• [Recorded information]:
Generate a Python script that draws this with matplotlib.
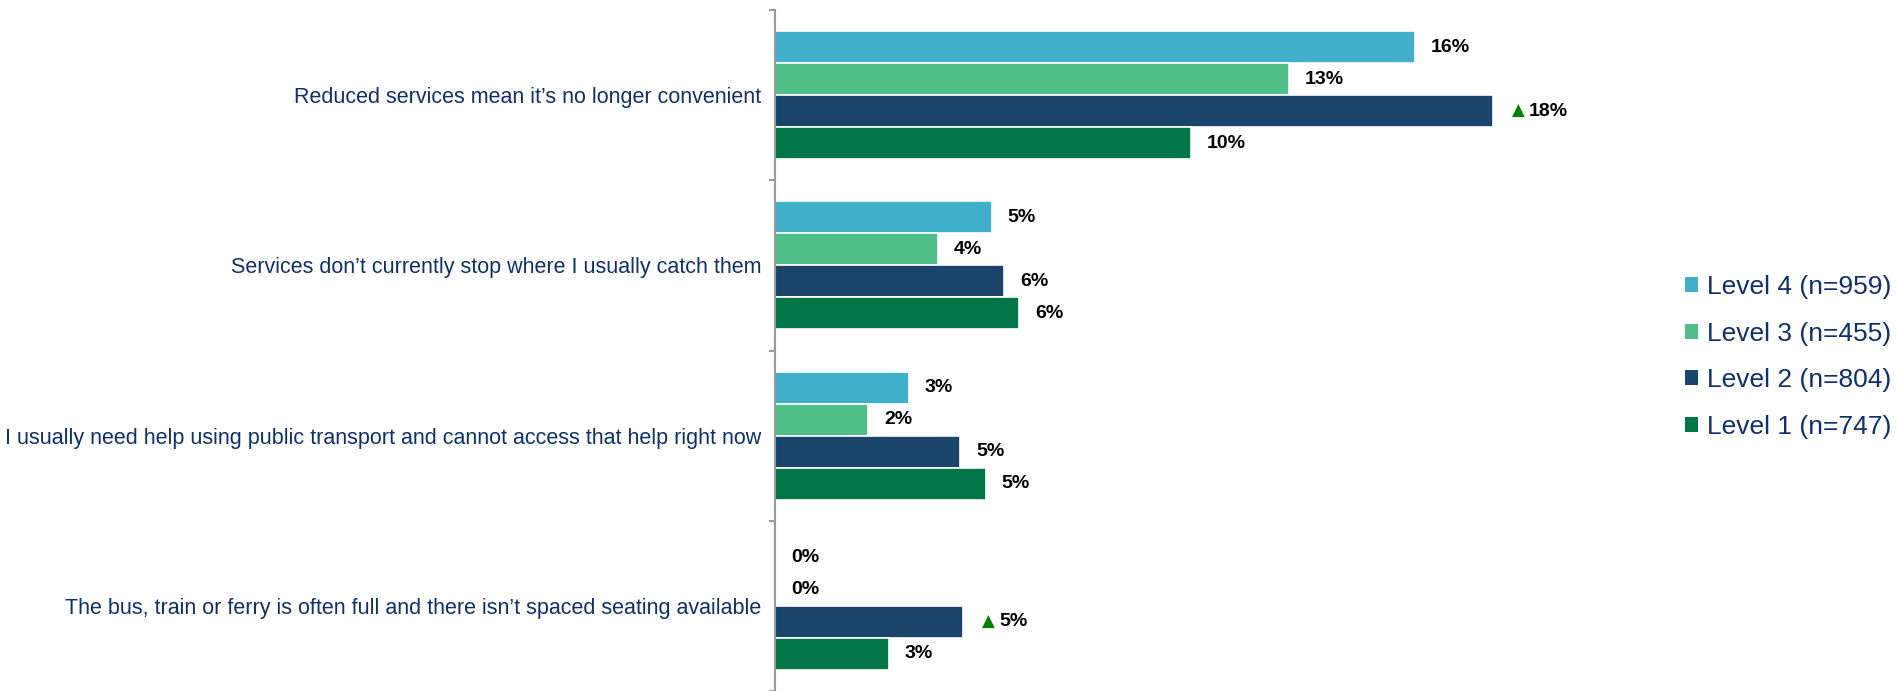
import numpy as np
import matplotlib.pyplot as plt
from matplotlib.patches import Patch

# survey reasons, top to bottom
reasons = [
    "Reduced services mean it\u2019s no longer convenient",
    "Services don\u2019t currently stop where I usually catch them",
    "I usually need help using public transport and cannot access that help right now",
    "The bus, train or ferry is often full and there isn\u2019t spaced seating available",
]
series_names = ["Level 4 (n=959)", "Level 3 (n=455)", "Level 2 (n=804)", "Level 1 (n=747)"]
level4 = [16.0, 5.42, 3.34, 0.0]
level3 = [12.85, 4.08, 2.33, 0.0]
level2 = [17.95, 5.73, 4.63, 4.7]
level1 = [10.4, 6.1, 5.27, 2.85]
# significantly higher than total (Level 2 only)
level2_up = [True, False, False, True]

colors = ["#41afc8", "#50be88", "#1b446a", "#007648"]
text_col = "#10306a"

plt.rcParams['font.family'] = ['Liberation Sans', 'DejaVu Sans']

fig = plt.figure(figsize=(18.97, 6.91), dpi=100)
ax = fig.add_axes([775 / 1897, 0.0, 840 / 1897, 1 - 10 / 691])

series = [level4, level3, level2, level1]
n_groups = len(reasons)
step = 0.1882
group_pos = np.arange(n_groups)

for j, vals in enumerate(series):
    y = group_pos + 0.5 + (j - 1.5) * step
    ax.barh(y, vals, height=step, color=colors[j], edgecolor='white', linewidth=1.2)
    for k, v in enumerate(vals):
        flagged = j == 2 and level2_up[k]
        if flagged:
            ax.annotate("\u25b2", xy=(v, y[k]), xytext=(19 * 0.72, 0), textcoords='offset points',
                        ha='left', va='center', color='#008000', fontsize=12,
                        family='DejaVu Sans')
            off = 36
        else:
            off = 16
        ax.annotate(f"{v:.0f}%", xy=(v, y[k]), xytext=(off * 0.72, 0), textcoords='offset points',
                    ha='left', va='center', color='black', fontsize=14, fontweight='bold')

ax.set_xlim(0, 21)
ax.set_ylim(n_groups, 0)

for s in ['top', 'right', 'bottom']:
    ax.spines[s].set_visible(False)
ax.spines['left'].set_color('#999999')
ax.spines['left'].set_linewidth(1.5)
ax.set_xticks([])

ax.set_yticks(np.arange(n_groups + 1))
ax.set_yticklabels([])
ax.tick_params(axis='y', which='major', direction='out', length=4, width=1.5, color='#999999')
ax.set_yticks(group_pos + 0.5, minor=True)
ax.set_yticklabels(reasons, minor=True, color=text_col, fontsize=15.5)
ax.tick_params(axis='y', which='minor', length=0, pad=10)

handles = [Patch(facecolor=c, edgecolor='none') for c in colors]
fig.legend(handles, series_names, loc='center left', bbox_to_anchor=(1685 / 1897, 1 - 357 / 691),
           frameon=False, fontsize=19, labelcolor=text_col, handlelength=0.5, handleheight=0.5,
           handletextpad=0.35, labelspacing=0.86, borderpad=0, borderaxespad=0)

fig.savefig("out.png", dpi=100)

• [What to work on]: Omit every picture, then repeat the remaining data exactly as it appears above.

• [Result below]:
Generate a Python script that draws this with matplotlib.
import numpy as np
import matplotlib.pyplot as plt
from matplotlib.patches import Patch

# survey reasons, top to bottom
reasons = [
    "Reduced services mean it\u2019s no longer convenient",
    "Services don\u2019t currently stop where I usually catch them",
    "I usually need help using public transport and cannot access that help right now",
    "The bus, train or ferry is often full and there isn\u2019t spaced seating available",
]
series_names = ["Level 4 (n=959)", "Level 3 (n=455)", "Level 2 (n=804)", "Level 1 (n=747)"]
level4 = [16.0, 5.42, 3.34, 0.0]
level3 = [12.85, 4.08, 2.33, 0.0]
level2 = [17.95, 5.73, 4.63, 4.7]
level1 = [10.4, 6.1, 5.27, 2.85]
# significantly higher than total (Level 2 only)
level2_up = [True, False, False, True]

colors = ["#41afc8", "#50be88", "#1b446a", "#007648"]
text_col = "#10306a"

plt.rcParams['font.family'] = ['Liberation Sans', 'DejaVu Sans']

fig = plt.figure(figsize=(18.97, 6.91), dpi=100)
ax = fig.add_axes([775 / 1897, 0.0, 840 / 1897, 1 - 10 / 691])

series = [level4, level3, level2, level1]
n_groups = len(reasons)
step = 0.1882
group_pos = np.arange(n_groups)

for j, vals in enumerate(series):
    y = group_pos + 0.5 + (j - 1.5) * step
    ax.barh(y, vals, height=step, color=colors[j], edgecolor='white', linewidth=1.2)
    for k, v in enumerate(vals):
        flagged = j == 2 and level2_up[k]
        if flagged:
            ax.annotate("\u25b2", xy=(v, y[k]), xytext=(19 * 0.72, 0), textcoords='offset points',
                        ha='left', va='center', color='#008000', fontsize=12,
                        family='DejaVu Sans')
            off = 36
        else:
            off = 16
        ax.annotate(f"{v:.0f}%", xy=(v, y[k]), xytext=(off * 0.72, 0), textcoords='offset points',
                    ha='left', va='center', color='black', fontsize=14, fontweight='bold')

ax.set_xlim(0, 21)
ax.set_ylim(n_groups, 0)

for s in ['top', 'right', 'bottom']:
    ax.spines[s].set_visible(False)
ax.spines['left'].set_color('#999999')
ax.spines['left'].set_linewidth(1.5)
ax.set_xticks([])

ax.set_yticks(np.arange(n_groups + 1))
ax.set_yticklabels([])
ax.tick_params(axis='y', which='major', direction='out', length=4, width=1.5, color='#999999')
ax.set_yticks(group_pos + 0.5, minor=True)
ax.set_yticklabels(reasons, minor=True, color=text_col, fontsize=15.5)
ax.tick_params(axis='y', which='minor', length=0, pad=10)

handles = [Patch(facecolor=c, edgecolor='none') for c in colors]
fig.legend(handles, series_names, loc='center left', bbox_to_anchor=(1685 / 1897, 1 - 357 / 691),
           frameon=False, fontsize=19, labelcolor=text_col, handlelength=0.5, handleheight=0.5,
           handletextpad=0.35, labelspacing=0.86, borderpad=0, borderaxespad=0)

fig.savefig("out.png", dpi=100)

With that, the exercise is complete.